Detection and Prevention of Goroutine Leaks in Go

Detection and Prevention of Goroutine Leaks in Go

Description
A goroutine leak is a common issue in Go concurrent programming, where a goroutine, after being launched, cannot exit normally due to blocking or logical flaws, leading to continuous consumption of memory and CPU resources. This may eventually cause performance degradation or program crashes.
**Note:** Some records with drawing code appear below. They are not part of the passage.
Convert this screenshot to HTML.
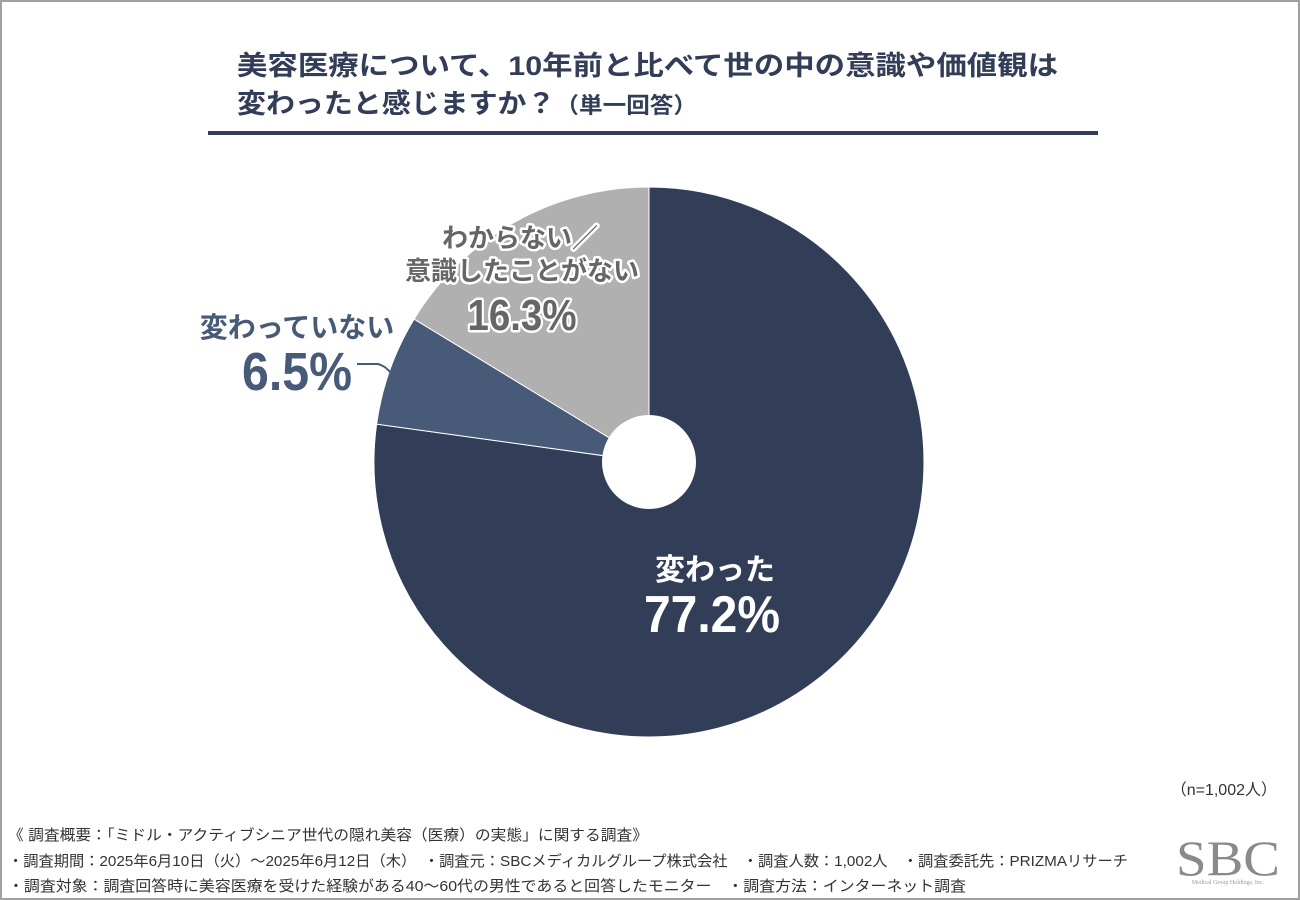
<!DOCTYPE html>
<html><head><meta charset="utf-8"><style>
html,body{margin:0;padding:0;background:#fff}
body{width:1300px;height:900px;position:relative;overflow:hidden;font-family:"Liberation Sans","Noto Sans CJK JP",sans-serif}
.frame{position:absolute;left:0;top:0;width:1296px;height:896px;border:2px solid #a0a0a0}
</style></head><body>
<div class="frame"></div>
<svg width="1300" height="900" style="position:absolute;left:0;top:0" font-family="Liberation Sans, Noto Sans CJK JP, sans-serif">
<text x="237" y="75" font-size="27" font-weight="bold" fill="#323e58" textLength="821" lengthAdjust="spacingAndGlyphs">美容医療について、10年前と比べて世の中の意識や価値観は</text>
<text x="237" y="113" font-size="27" font-weight="bold" fill="#323e58" textLength="460" lengthAdjust="spacingAndGlyphs">変わったと感じますか？<tspan font-size="22">（単一回答）</tspan></text>
<rect x="208" y="131" width="890" height="4" fill="#323e58"/>
<path d="M649,462 L649,187 A275,275 0 1 1 376.6,424.1 Z" fill="#323e58" stroke="#fff" stroke-width="1"/>
<path d="M649,462 L376.6,424.1 A275,275 0 0 1 414.1,319.1 Z" fill="#475a78" stroke="#fff" stroke-width="1"/>
<path d="M649,462 L414.1,319.1 A275,275 0 0 1 649,187 Z" fill="#b0b0b0" stroke="#fff" stroke-width="1"/>
<circle cx="649" cy="462" r="47" fill="#fff"/>
<g font-weight="bold" fill="#fff" text-anchor="middle">
<text x="715" y="580" font-size="30">変わった</text>
<text x="712" y="632" font-size="52" textLength="136" lengthAdjust="spacingAndGlyphs">77.2%</text>
</g>
<g font-weight="bold" fill="#666" stroke="#fff" stroke-width="5" paint-order="stroke" stroke-linejoin="round" text-anchor="middle">
<text x="520" y="247" font-size="26">わからない／</text>
<text x="522" y="280" font-size="26">意識したことがない</text>
<text x="522" y="330" font-size="44" textLength="109" lengthAdjust="spacingAndGlyphs">16.3%</text>
</g>
<g font-weight="bold" fill="#475a78" text-anchor="middle">
<text x="297" y="337" font-size="28">変わっていない</text>
<text x="297" y="390" font-size="54" textLength="110" lengthAdjust="spacingAndGlyphs">6.5%</text>
</g>
<path d="M357,364 L378,364 Q385,366 390,372" fill="none" stroke="#475a78" stroke-width="2"/>
<text x="1277" y="795" font-size="16" fill="#333" text-anchor="end">（n=1,002人）</text>
<g font-size="15" fill="#333">
<text x="8" y="840" textLength="640" lengthAdjust="spacingAndGlyphs">《 調査概要：「ミドル・アクティブシニア世代の隠れ美容（医療）の実態」に関する調査》</text>
<text x="8" y="866" textLength="1120" lengthAdjust="spacingAndGlyphs">・調査期間：2025年6月10日（火）～2025年6月12日（木）　・調査元：SBCメディカルグループ株式会社　・調査人数：1,002人　・調査委託先：PRIZMAリサーチ</text>
<text x="8" y="891" textLength="958" lengthAdjust="spacingAndGlyphs">・調査対象：調査回答時に美容医療を受けた経験がある40～60代の男性であると回答したモニター　・調査方法：インターネット調査</text>
</g>
<text x="1228" y="875" font-family="Liberation Serif, serif" font-size="50" fill="#8a8a8a" text-anchor="middle" textLength="104" lengthAdjust="spacingAndGlyphs">SBC</text>
<text x="1228" y="884" font-family="Liberation Serif, serif" font-size="6" fill="#999" text-anchor="middle">Medical Group Holdings, Inc.</text>
</svg>
</body></html>
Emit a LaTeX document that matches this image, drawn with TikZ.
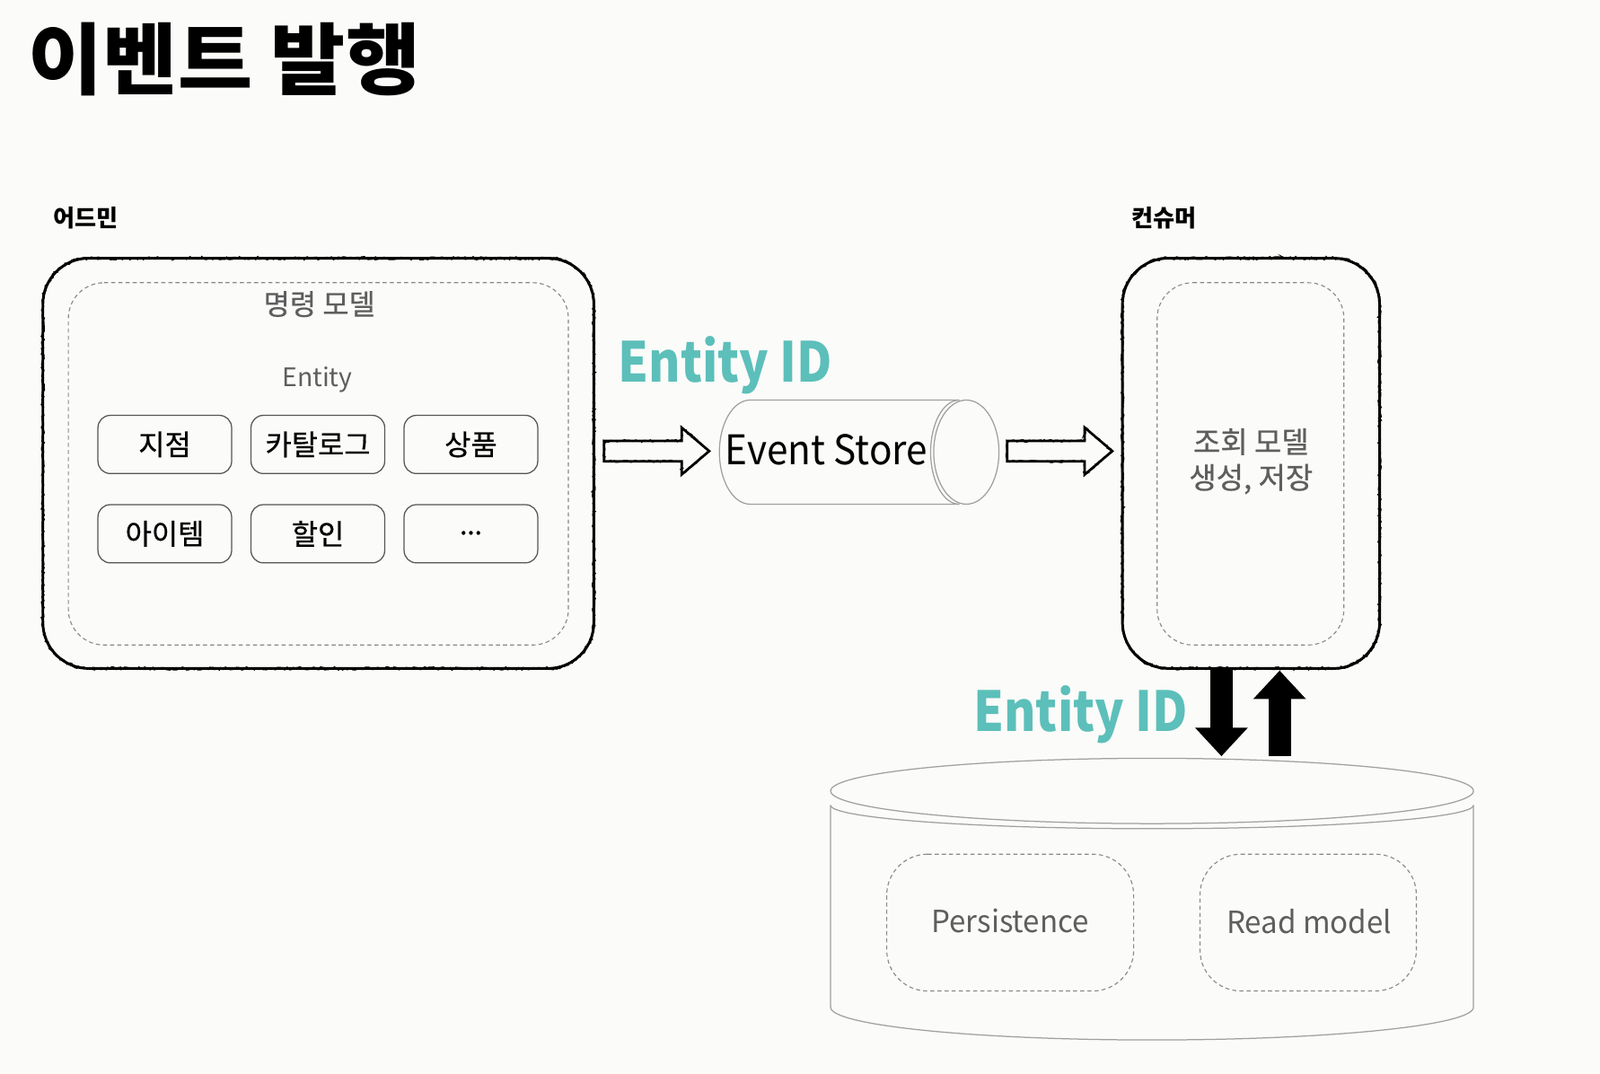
\documentclass[tikz,border=0pt]{standalone}
\usepackage{fontspec}
\setmainfont{Noto Sans CJK KR}
\newfontfamily\medfont[FakeBold=0.6]{Noto Sans CJK KR}
\usetikzlibrary{arrows.meta,decorations.pathmorphing,calc}
\definecolor{teal1}{HTML}{5CBFBA}
\definecolor{txtgray}{HTML}{5E5E5E}
\definecolor{dashgray}{HTML}{8A8A8A}
\definecolor{cylgray}{HTML}{A0A0A0}
\definecolor{boxgray}{HTML}{555555}
\definecolor{bgc}{HTML}{FBFBF9}
\newcommand{\fs}[2]{\fontsize{#1}{#2}\selectfont}
\tikzset{
  fuzz/.style={line width=1.6pt, decorate, decoration={random steps, segment length=2pt, amplitude=1.3pt}},
  dashbox/.style={draw=dashgray, line width=1pt, dash pattern=on 4pt off 3pt},
  entbox/.style={draw=boxgray, line width=1.1pt, rounded corners=12pt, minimum width=131pt, minimum height=57pt, inner sep=0pt, font=\medfont\fs{28}{32}},
  cyl/.style={draw=cylgray, line width=1.1pt},
  bigid/.style={text=teal1, font=\bfseries\fs{54}{60}, inner sep=0pt},
  graytxt/.style={text=txtgray, inner sep=0pt},
  darrow/.style={line width=22pt, -{Triangle[length=28pt,width=50pt]}},
}
\newcommand{\sketchbox}[5]{%
  \draw[line width=2.6pt] (#1+#5,#2) -- (#3-#5,#2) arc[start angle=90,end angle=0,radius=#5pt] -- (#3,#4-#5) arc[start angle=0,end angle=-90,radius=#5pt] -- (#1+#5,#4) arc[start angle=270,end angle=180,radius=#5pt] -- (#1,#2+#5) arc[start angle=180,end angle=90,radius=#5pt] -- cycle;
  \draw[fuzz] (#1+#5,#2) -- (#3-#5,#2) arc[start angle=90,end angle=0,radius=#5pt] -- (#3,#4-#5) arc[start angle=0,end angle=-90,radius=#5pt] -- (#1+#5,#4) arc[start angle=270,end angle=180,radius=#5pt] -- (#1,#2+#5) arc[start angle=180,end angle=90,radius=#5pt] -- cycle;}
\newcommand{\dashrr}[5]{%
  \draw[dashbox] (#1+#5,#2) -- (#3-#5,#2) arc[start angle=90,end angle=0,radius=#5pt] -- (#3,#4-#5) arc[start angle=0,end angle=-90,radius=#5pt] -- (#1+#5,#4) arc[start angle=270,end angle=180,radius=#5pt] -- (#1,#2+#5) arc[start angle=180,end angle=90,radius=#5pt] -- cycle;}
\newcommand{\hollowarrow}[3]{% xstart, xend, ycenter
  \draw[line width=2.4pt, line join=miter] (#1,#3-10) -- (#2-27,#3-10) -- (#2-27,#3-23) -- (#2,#3) -- (#2-27,#3+23) -- (#2-27,#3+10) -- (#1,#3+10) -- cycle;
  \draw[fuzz, line width=1.1pt, decoration={random steps, segment length=2pt, amplitude=1.2pt}] (#1,#3-10) -- (#2-27,#3-10) -- (#2-27,#3-23) -- (#2,#3) -- (#2-27,#3+23) -- (#2-27,#3+10) -- (#1,#3+10) -- cycle;}
\begin{document}
\begin{tikzpicture}[x=1pt,y=-1pt]
\fill[bgc] (0,0) rectangle (1568,1052);
\useasboundingbox (0,0) rectangle (1568,1052);

% title and labels
\node[font=\bfseries\fs{78}{84}, inner sep=0pt] (title) at (220,58) {\scalebox{1.02}[0.98]{이벤트 발행}};
\node[font=\bfseries\fs{23}{26}, inner sep=0pt] (adminlbl) at (84,214) {어드민};
\node[font=\bfseries\fs{23}{26}, inner sep=0pt] (conslbl) at (1141,214) {컨슈머};

% admin box
\node[minimum width=540pt, minimum height=402pt, inner sep=0pt] (admin) at (312,454) {};
\sketchbox{42}{253}{582}{655}{45}
\dashrr{67}{277}{557}{632}{35}
\node[graytxt, font=\medfont\fs{28}{32}] (cmdmodel) at (313,298) {명령 모델};
\node[graytxt, font=\fs{25}{30}] (entlbl) at (311,372) {Entity};
\node[entbox] (e1) at (161.5,435.5) {지점};
\node[entbox] (e2) at (311.5,435.5) {카탈로그};
\node[entbox] (e3) at (461.5,435.5) {상품};
\node[entbox] (e4) at (161.5,523) {아이템};
\node[entbox] (e5) at (311.5,523) {할인};
\node[entbox, font=\medfont\fs{26}{30}] (e6) at (461.5,523) {\raisebox{2pt}{...}};

% event store cylinder
\draw[cyl] (940,392) -- (735,392) arc[start angle=90,end angle=270,x radius=30pt,y radius=51pt] -- (940,494);
\draw[cyl] (940,392) arc[start angle=90,end angle=270,x radius=28pt,y radius=51pt];
\draw[cyl] (947,443) ellipse[x radius=32pt, y radius=51pt];
\node[inner sep=0pt, font=\fs{40}{46}] (es) at (810,441) {\scalebox{0.93}[1]{Event Store}};

\node[bigid] (id1) at (711,358) {\scalebox{0.88}[1]{Entity ID}};

% hollow arrows
\hollowarrow{592}{695}{442}
\hollowarrow{987}{1090}{442}

% consumer box
\node[minimum width=252pt, minimum height=402pt, inner sep=0pt] (consumer) at (1226,454) {};
\sketchbox{1100}{253}{1352}{655}{45}
\dashrr{1134}{277}{1317}{632}{35}
\node[graytxt, font=\medfont\fs{29}{35}, align=center] (readgen) at (1226,452) {조회 모델\\생성, 저장};

% database cylinder
\draw[cyl] (1129,775) ellipse[x radius=315pt, y radius=32pt];
\draw[cyl] (814,789) arc[start angle=180,end angle=360,x radius=315pt,y radius=23pt];
\draw[cyl] (814,789) -- (814,987) arc[start angle=180,end angle=360,x radius=315pt,y radius=32pt] -- (1444,789);
\node[minimum width=630pt, minimum height=276pt, inner sep=0pt] (db) at (1129,881) {};
\dashrr{869}{837}{1111}{971}{40}
\dashrr{1176}{837}{1388}{971}{40}
\node[graytxt, font=\fs{30}{36}] (pers) at (990,902) {\scalebox{0.97}[1]{Persistence}};
\node[graytxt, font=\fs{30}{36}] (readm) at (1283,903) {\scalebox{0.97}[1]{Read model}};

% vertical arrows
\coordinate (dtop) at (1197,656);
\coordinate (dbot) at (1197,741);
\coordinate (utop) at (1254,657);
\coordinate (ubot) at (1254,741);
\draw[darrow] (dtop) -- (dbot);
\draw[darrow] (ubot) -- (utop);
\node[bigid] (id2) at (1059,700) {\scalebox{0.88}[1]{Entity ID}};
\end{tikzpicture}
\end{document}
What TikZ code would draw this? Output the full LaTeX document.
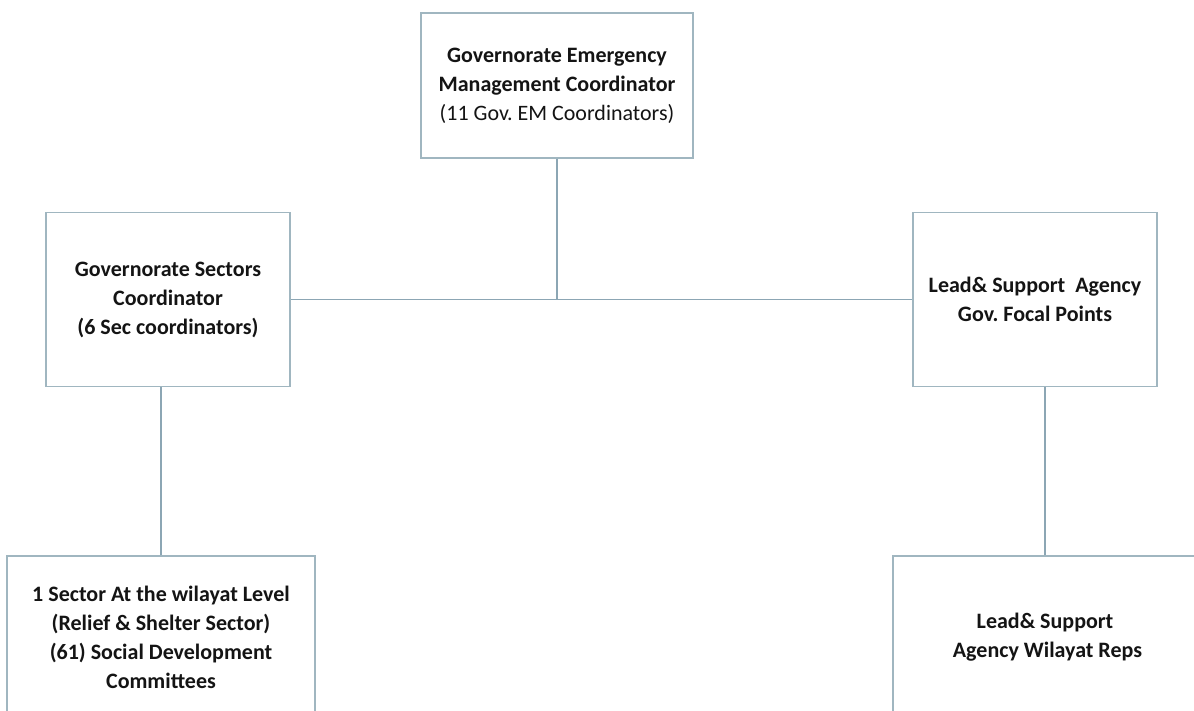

Such problems are typically caused by improperly closed channels, deadlocks, infinite loops, etc.

Solution Process

  1. Understand the Root Cause of Goroutine Leaks

    • Goroutine Blocking: For example, waiting on a channel that never receives data, unreleased mutex locks, or improper use of synchronization primitives.
    • Infinite Loops in Goroutines: Exit conditions are not triggered, such as not properly handling Context cancellation signals.
    • Lack of Goroutine Lifecycle Management: No exit mechanism provided after the goroutine is started.
  2. Analysis of Common Leak Scenarios

    • Channel Blocking Leak:
      func leak() {
          ch := make(chan int)
          go func() {
              <-ch // Permanently blocked, no sender
          }()
      }
      
      Solution: Ensure the channel has a sending logic, or use buffered channels, Context timeout control.
    • Infinite Loop Leak:
      func leak() {
          go func() {
              for {
                  // No exit condition check
              }
          }()
      }
      
      Solution: Use context.Context or a quit channel to pass termination signals.
    • Synchronization Primitive Leak:
      For example, sync.WaitGroup's Add and Done calls are not paired, causing goroutines to wait indefinitely.
  3. Methods to Detect Goroutine Leaks

    • Runtime Monitoring: Use runtime.NumGoroutine() to periodically check if the goroutine count shows abnormal growth.
    • Testing Tools:
      • Combine with the testing package to check goroutine count after tests:
        func TestNoLeak(t *testing.T) {
            before := runtime.NumGoroutine()
            // Execute the function under test
            after := runtime.NumGoroutine()
            assert.Equal(t, before, after)
        }
        
      • Use third-party libraries like go.uber.org/goleak to automatically detect leaks during tests:
        func TestMain(m *testing.M) {
            goleak.VerifyTestMain(m)
        }
        
    • Profiling Tools: Use the goroutine profile in pprof to view active goroutine stacks and locate blocking points.
  4. Prevention Strategies

    • Use Context to Control Lifecycle:
      Pass context.Context to goroutines, ensuring exit via timeout or cancellation signals:
      func worker(ctx context.Context) {
          for {
              select {
              case <-ctx.Done(): // Exit upon receiving cancellation signal
                  return
              default:
                  // Execute task
              }
          }
      }
      
    • Standardize Channel Usage:
      • Clearly define responsibility for closing channels (closed by the sender), use select to avoid blocking.
      • Prefer buffered channels or select with default for non-blocking operations.
    • Code Review and Testing:
      • Focus on goroutine exit logic during code reviews.
      • Write concurrent unit tests covering normal exit and abnormal scenarios.
  5. Debugging a Real-World Case
    Assuming abnormal goroutine count growth is observed, follow these steps to locate the issue:

    • Use pprof to capture goroutine stacks: go tool pprof http://localhost:6060/debug/pprof/goroutine.
    • Analyze the blocked goroutines in the stack, checking the resources they are waiting for (e.g., channels, locks).
    • Fix the code, for example, by adding Context timeout control or fixing channel logic.

By following the above steps, goroutine leak issues can be systematically identified, located, and resolved, ensuring program robustness.